Sunday, January 6, 2013


Directed by Steve McQueen.
2011. Rated NC-17, 101 minutes.
Michael Fassbender
Carey Mulligan
James Badge Dale
Nicole Beharie
Lucy Walters
Hannah Ware
Elizabeth Masucci

Like a lot of bachelors, Brandon (Fassbender) sleeps and walks around his apartment in the nude and uses the bathroom with the door open. This is the opening scene and serves as your warning Shame is a movie that doesn’t pull any punches. We learn shortly hat he has a well-paying job, watches lots of porn and has hookers over from time to time. He also spends a few nights a week at bars with his boss David (Dale) who is constantly trying to pick up chicks. A little after that, we find out the woman pleading with Brandon on his answering machine is not some jilted lover, but his estranged sister Sissy (Mulligan). She suddenly re-enters his life without permission. Against his better judgment, he decides to let Sissy stay with him a while. From there we watch his life, and eventually hers, fall apart.

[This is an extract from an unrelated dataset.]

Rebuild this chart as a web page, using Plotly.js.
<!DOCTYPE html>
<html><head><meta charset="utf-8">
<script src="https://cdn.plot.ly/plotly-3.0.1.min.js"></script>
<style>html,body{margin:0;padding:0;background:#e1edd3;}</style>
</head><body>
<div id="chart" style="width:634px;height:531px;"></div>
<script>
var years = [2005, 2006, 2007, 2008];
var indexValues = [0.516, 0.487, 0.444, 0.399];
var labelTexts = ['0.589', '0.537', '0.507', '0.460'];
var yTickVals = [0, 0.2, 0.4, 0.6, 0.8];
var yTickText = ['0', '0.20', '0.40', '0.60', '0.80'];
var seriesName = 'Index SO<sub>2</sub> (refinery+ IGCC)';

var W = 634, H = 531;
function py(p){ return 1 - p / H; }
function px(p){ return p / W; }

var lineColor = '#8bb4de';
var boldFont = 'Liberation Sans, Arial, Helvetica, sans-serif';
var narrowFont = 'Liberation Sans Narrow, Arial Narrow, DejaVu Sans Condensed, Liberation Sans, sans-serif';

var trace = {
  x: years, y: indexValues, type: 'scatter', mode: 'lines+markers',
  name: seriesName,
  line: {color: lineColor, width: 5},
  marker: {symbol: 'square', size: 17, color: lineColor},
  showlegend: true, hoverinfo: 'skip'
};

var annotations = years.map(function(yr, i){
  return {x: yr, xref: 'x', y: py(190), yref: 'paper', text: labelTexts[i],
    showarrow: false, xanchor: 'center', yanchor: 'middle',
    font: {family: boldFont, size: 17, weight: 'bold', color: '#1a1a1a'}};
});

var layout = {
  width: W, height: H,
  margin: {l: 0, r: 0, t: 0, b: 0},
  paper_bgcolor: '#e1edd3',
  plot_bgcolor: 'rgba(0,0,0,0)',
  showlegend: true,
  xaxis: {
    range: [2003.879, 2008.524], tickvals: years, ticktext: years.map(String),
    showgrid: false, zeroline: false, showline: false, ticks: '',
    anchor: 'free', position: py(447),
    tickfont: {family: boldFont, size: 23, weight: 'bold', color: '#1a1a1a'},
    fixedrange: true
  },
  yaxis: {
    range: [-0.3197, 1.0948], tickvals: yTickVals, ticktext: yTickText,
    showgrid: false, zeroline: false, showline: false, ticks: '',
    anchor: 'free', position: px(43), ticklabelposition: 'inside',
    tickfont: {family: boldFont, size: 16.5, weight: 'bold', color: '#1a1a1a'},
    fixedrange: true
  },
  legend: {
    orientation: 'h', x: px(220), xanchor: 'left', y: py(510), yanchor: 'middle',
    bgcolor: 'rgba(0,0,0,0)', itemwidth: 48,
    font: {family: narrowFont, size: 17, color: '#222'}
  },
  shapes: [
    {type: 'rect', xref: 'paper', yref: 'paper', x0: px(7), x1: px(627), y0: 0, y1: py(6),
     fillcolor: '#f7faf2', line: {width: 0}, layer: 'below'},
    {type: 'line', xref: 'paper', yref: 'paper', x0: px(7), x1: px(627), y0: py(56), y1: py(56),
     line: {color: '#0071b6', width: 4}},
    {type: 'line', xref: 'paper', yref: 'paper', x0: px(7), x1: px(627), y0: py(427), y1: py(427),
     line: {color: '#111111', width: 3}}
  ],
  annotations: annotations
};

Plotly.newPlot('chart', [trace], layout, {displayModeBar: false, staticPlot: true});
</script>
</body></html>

It becomes pretty clear that Brandon is a sex addict. This is eroding his ability to function as a normal member of society and carry on meaningful relationships. However, we wonder why all the disdain for his sister. He seems to see her as a free-loader who bounces in and out of his life, wreaking havoc as she does. However, there also appears to be more to it than that. The movie moves steadily down that path, intriguing us all along the way.

Unfortunately, the seams burst during the third act. It happens when Brandon suddenly isn’t able to perform. Why isn’t readily clear. Perhaps the lady he's with is too nice a girl. Maybe it’s because his attraction to her isn’t based on sex. Or maybe it’s because she’s a co-worker, or because she’s black, or because he doesn’t like her choice of underwear. Whatever it is, it needs further explanation because none of those ideas hold much water based on what follows. We immediately see Brandon go on a serious binge involving a bit of everything. I guess it brings us back to the meaningful relationship/nice girl line of reasoning. However, their encounter isn’t something that takes place while they appear to be falling in love or even considering each other as serious potential mates. It’s a spontaneous, mid-day, ‘let’s go do it’, type of thing a day or two after they’d only had their first date, a moderately successful but decidedly asexual event which didn’t even result in a goodnight kiss. The problem is compounded by what Sissy does. It’s something that positions itself as an impetus for something, but for what? I’ve said too much. I’ll stop before I get into serious spoilers.

Michael Fassbender is ceaselessly fascinating in the lead role. His work is nothing short of courageous as he exposes himself both physically and emotionally throughout. He ably conveys the fragile mind state of an addict. He doesn’t have to go it alone, either. Carey Mulligan is nearly as good in her role. Her portrayal is not quite as in your face as Fassbender’s but it’s even closer to the breaking point right from the start. She teeters the edge very well.

Shame is an interesting movie dealing with an addiction not often depicted on screen. Director Steve McQueen tells his story without flinching and manages to hold our attention even when everyone has their clothes on. The problem comes with the pivotal scene I mention above. It triggers a serious binge by Brandon but doesn’t make much sense within the context of the movie. It just hangs there, a giant loose end we can’t quite tie. We get a similar feeling about how Brandon escapes even the slightest consequences for his behavior and of the ending itself. I’m all for ambiguous conclusions but when the credits roll on this one the questions raised aren’t compelling, leaving us with a dissatisfied feeling even after we enjoy so much of it.